Mayoral Candidates Draw Heavily on Public Funds

With days to go before early voting for the mayoral primary, and six-figure ad spends dominating the airwaves, the candidates continue to be flush with taxpayer dollars.

That, after the NYC Campaign Finance Board (CFB) doled out close to $20 million in public matching fund payments late last month. This brings the total of taxpayer money disbursed to city primary candidates to nearly $96 million.

“The historic amount of matching funds issued to candidates in the 2021 elections is the direct result of New Yorkers making contributions to candidates, suggesting widespread interest and excitement for the candidates seeking their votes,” said Amy Loprest, executive director of the CFB.

The CFB is an independent, nonpartisan agency charged with distributing $8 of taxpayer money for every $1 of private campaign money raised. This 8-1 ratio of public financing for elections, on paper, is meant to limit the influence of deep-pocketed donors.

In the mayoral race, the rule allows the match for the first $250 of every private donation from a New York City resident. That dollar threshold is lower for down-ballot races.

The mayoral campaigns are keen to capitalise on the ratio in their fundraising efforts. The donation portal at Andrew Yang’s has the matching ratio in bold, as does Stringer’s. Maya Wiley’s donation portal mentions the ratio in the first sentence.

Of the eight frontrunners in the mayoral race, six candidates have public funds providing a majority of their contributions. Only Ray McGuire, who raised $11.7 million in private donations, declined public support.

Scott Stringer, Eric Adams, and Andrew Yang garnered the most public funds, including $6.14 million, $6.13 million, and $5.98 million for each candidate respectively. 

Stringer and Adams, the leading public fundraisers, both have around 8,000 contributors, with an average contribution of $285 and $458 respectively. For Yang, his 20,000 contributors are averaging $175 a donation.

Tellingly, Morales’ donation portal doesn’t mention the public matching ratio at all, as her campaign lags behind at an average of $78 per contributor.

The CFB’s rules require any money remaining from the campaign to be returned to the city, so the campaigns are in spend-it or lose-it mode.

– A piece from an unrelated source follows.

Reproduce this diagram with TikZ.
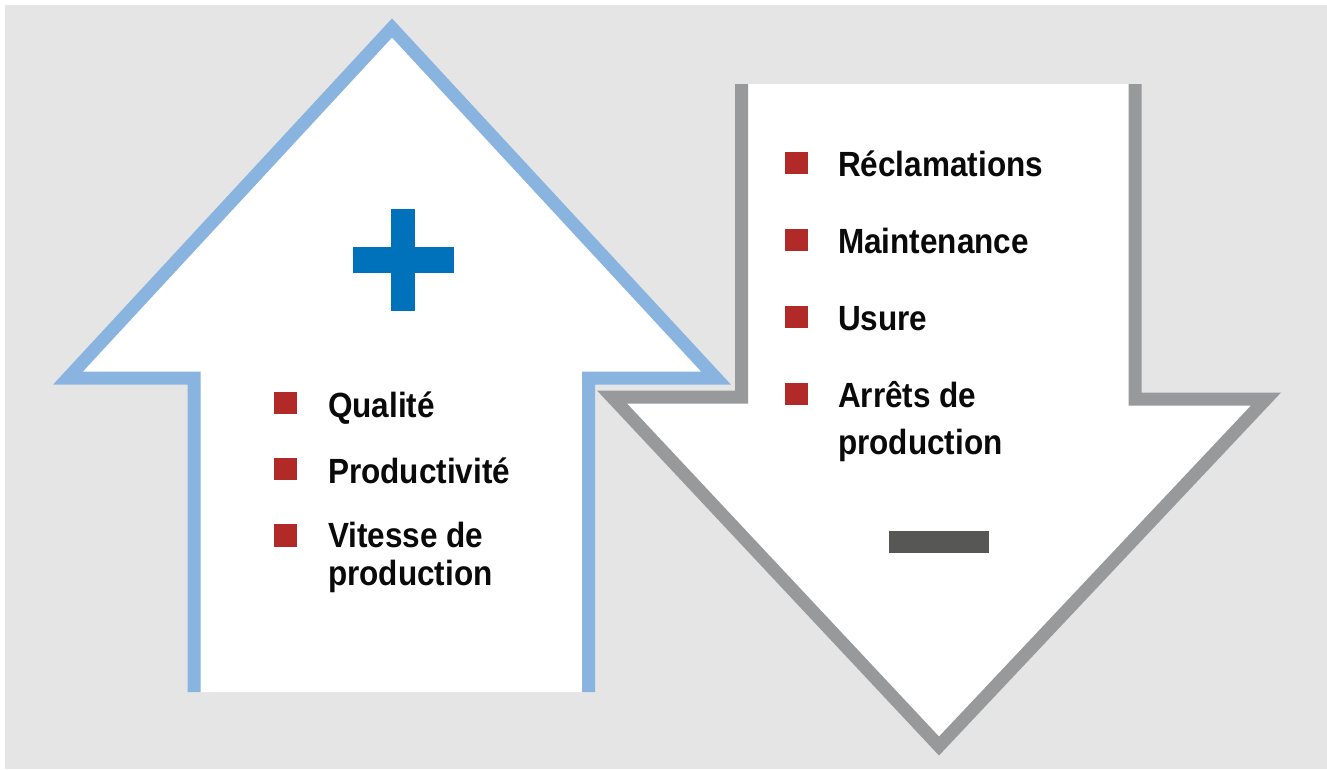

The Stringer campaign launched a $689,678 TV ad buy in mid-May. The Yang campaign made four six-figure purchases in May, including a $737,560 TV ad buy. Kathryn Garcia’s May expenditures included video production services worth $335,377.50. 

Friday, June 11, is the last day the campaigns for city office can file for the 8-1 matching funds in the primary season. After a 4 business day review of the submissions, the candidates will receive the last round of municipal support for the cycle. 

This coincides with the start of early voting, which begins Saturday, June 12 and runs through Sunday, June 20. The primary is the following Tuesday, June 20.